The race to be crowned carnival queen at town in the heart of Mexico's narco country

Mothers and daughters packed the squeaky seats of the shabby municipal auditorium in T-shirts and caps with portraits of their candidates. They shook rattles and blew horns as they waved their placards.

What looked like a standard political rally was something much more important: This dusty farm town of 60,000 people was picking its annual carnival queen.

Back stage, four professional stylists worked on top contender Belyn Parra, 18, in humidity that left all the contestants' newly ironed curls sticking to their necks.

The beauty business is serious in Mexico's western state of Sinaloa, where tall, olive-skinned local queens have often gone on to win national and international titles.

For Parra, it was a way to honor her idol and older cousin, Maria Susana Flores, Sinaloa Woman 2012, who died two months earlier in a shootout with Mexican soldiers. Authorities and a relative said Susy, as she was known, was dating a dangerous lieutenant for the Sinaloa drug cartel.

Outside soldiers surrounded the auditorium. Inside, eight contestants donned their sequins in an unlit bathroom with broken tiles.
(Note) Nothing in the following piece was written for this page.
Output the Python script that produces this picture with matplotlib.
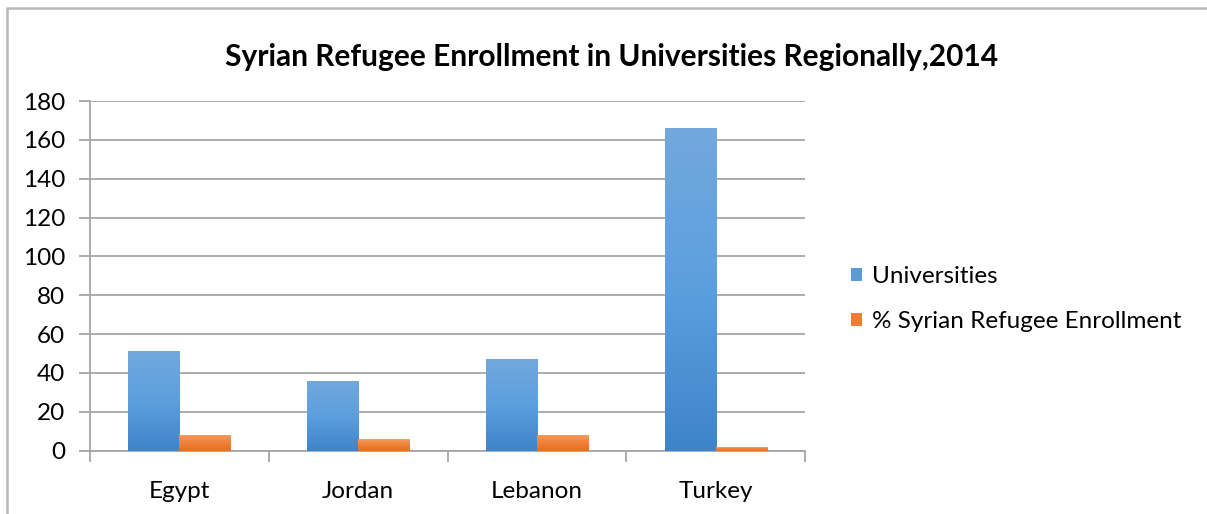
import numpy as np
import matplotlib
matplotlib.use("Agg")
from matplotlib import pyplot as plt
from matplotlib.colors import LinearSegmentedColormap
from matplotlib.patches import Rectangle, Patch

countries = ['Egypt', 'Jordan', 'Lebanon', 'Turkey']
universities = [51, 36, 47, 166]
enrollment_pct = [8, 6, 8, 2]
series_names = ['Universities', '% Syrian Refugee Enrollment']
title = 'Syrian Refugee Enrollment in Universities Regionally,2014'

plt.rcParams['font.family'] = ['Lato', 'DejaVu Sans']

blue_cm = LinearSegmentedColormap.from_list('b', ['#3f84c8', '#5c9fdf', '#72a8dd'])
orange_cm = LinearSegmentedColormap.from_list('o', ['#e5701f', '#f08038', '#f49a5e'])
grid_col = '#a6a6a6'


def gradient_bars(ax, bars, cmap):
    grad = np.linspace(0, 1, 256).reshape(-1, 1)
    for b in bars:
        x0, y0 = b.get_x(), b.get_y()
        w, h = b.get_width(), b.get_height()
        ax.imshow(grad, cmap=cmap, origin='lower', aspect='auto',
                  extent=[x0, x0 + w, y0, y0 + h], zorder=3)
        b.set_alpha(0)


fig = plt.figure(figsize=(12.07, 5.14), dpi=100)
ax = fig.add_axes([90 / 1207, 1 - 450.7 / 514, 715 / 1207, 349.7 / 514])

x = np.arange(len(countries))
width = 1 / 3.5
b1 = ax.bar(x - width / 2, universities, width, color='#5b9bd5', zorder=3)
b2 = ax.bar(x + width / 2, enrollment_pct, width, color='#ed7d31', zorder=3)
gradient_bars(ax, b1, blue_cm)
gradient_bars(ax, b2, orange_cm)

ax.set_xlim(-0.5, len(countries) - 0.5)
ax.set_ylim(0, 180)
ax.set_yticks(np.arange(0, 181, 20))
ax.yaxis.grid(True, color=grid_col, linewidth=1.3, zorder=0)
ax.set_axisbelow(True)

# category labels in the middle, tick marks on the boundaries
ax.set_xticks(x)
ax.set_xticklabels(countries)
ax.set_xticks(np.arange(-0.5, len(countries)), minor=True)
ax.tick_params(axis='x', which='major', length=0, pad=22, labelsize=17.5)
ax.tick_params(axis='x', which='minor', length=8, width=1.3, color=grid_col)
ax.tick_params(axis='y', length=8, width=1.3, color=grid_col, pad=10, labelsize=17.5)

for side in ['top', 'right']:
    ax.spines[side].set_visible(False)
for side in ['left', 'bottom']:
    ax.spines[side].set_color(grid_col)
    ax.spines[side].set_linewidth(1.3)

fig.text(612 / 1207, 1 - 57 / 514, title, ha='center', va='center',
         fontsize=21.5, fontweight='bold')

handles = [Patch(facecolor='#5b9bd5'), Patch(facecolor='#ed7d31')]
fig.legend(handles, series_names, loc='center left',
           bbox_to_anchor=(829 / 1207, 1 - 299 / 514), frameon=False,
           fontsize=17.5, handlelength=0.45, handleheight=0.45,
           handletextpad=0.4, labelspacing=0.97)

# chart area frame
fig.patches.append(Rectangle((6.5 / 1207, -0.1), 1.2, 1 - 8 / 514 + 0.1,
                             transform=fig.transFigure, fill=False,
                             edgecolor='#b8b8b8', linewidth=1.8))

fig.savefig('out.png', dpi=100)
Parra walked coolly across the stage, dressed for the evening gown competition in a bright pink mermaid gown with silver details bordering the neckline, her biggest worry was whether her black hair would look long enough in a curly ponytail.

Before the winner was revealed, the girls formed a circle backstage and drew their hands to the center like football players before a game.

"Good luck to everyone," a pageant organizer told them. "Remember this experience forever."

Parra won't soon forget. She won the carnival crown, smiling widely as a machine spewed confetti on stage.